TEMPO.CO, Jakarta -Kenaikan harga bahan bakar minyak (BBM) bersubsidi, menurut Menteri Keuangan Agus Martowardojo, adalah pesan bagi masyarakat agar lebih bijak menggunakan energi tak terbarukan itu. "Ada sebuah kondisi di dunia yang berbahaya," ujarnya pada wartawan, Ahad, 25 Maret 2012.
Ia menuturkan masyarakat harus tahu, harga BBM di Indonesia masih amat rendah karena dapat subsidi, sementara harga minyak di dunia terus melejit. "Di Indonesia, harga BBM subsidi Rp 4.500, yang tidak bersubsidi Rp 9.000, sementara di beberapa negara sudah mencapai Rp 12.000," ujarnya.
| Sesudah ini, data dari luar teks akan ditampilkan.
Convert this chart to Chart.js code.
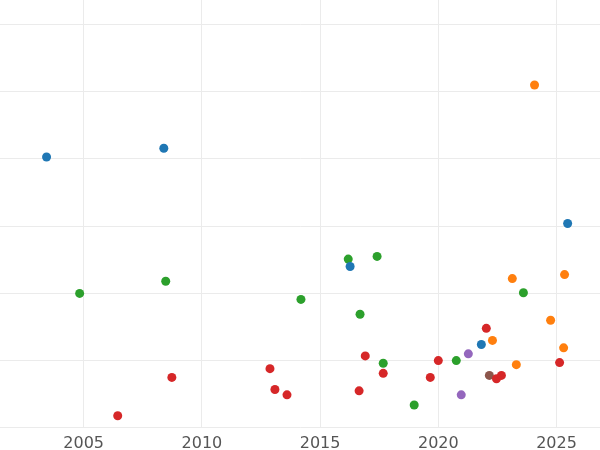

Bila harga BBM subsidi tidak naik, akan terjadi defisit lebih dari 3 persen, yang tidak sehat bagi anggaran negara. Sebab, toleransi defisit dalam anggaran hanya 3 persen. "Bila tak naik, defisit 2,6 persen, ditambah dari daerah 0,5 persen," ujarnya. Adapun kalau harga BBM disesuaikan menjadi Rp 6.000, defisit bisa ditekan hingga 2,23 persen.
Penyesuaian harga ini, disebut Agus, juga sebagai upaya realokasi subsidi kepada rakyat yang membutuhkan. Dengan naik sebesar Rp 1.500, anggaran subsidi dalam APBN-Pengubahan bisa ditekan menjadi Rp 137 triliun dari asumsi Rp 178 triliun. "Selisihnya bisa digunakan sebagai kompensasi bagi masyarakat yang berkategori berpenghasilan amat rendah," ujarnya.
Jadi meski di satu sisi terberatkan, ujar Kepala Badan Kebijakan Fiskal Bambang Brojonegoro, masyarakat sangat miskin bisa menerima kompensasi atas kenaikan tersebut. Sementara masyarakat menengah ke atas akan membatasi dirinya dalam mengkonsumsi energi bersubsidi.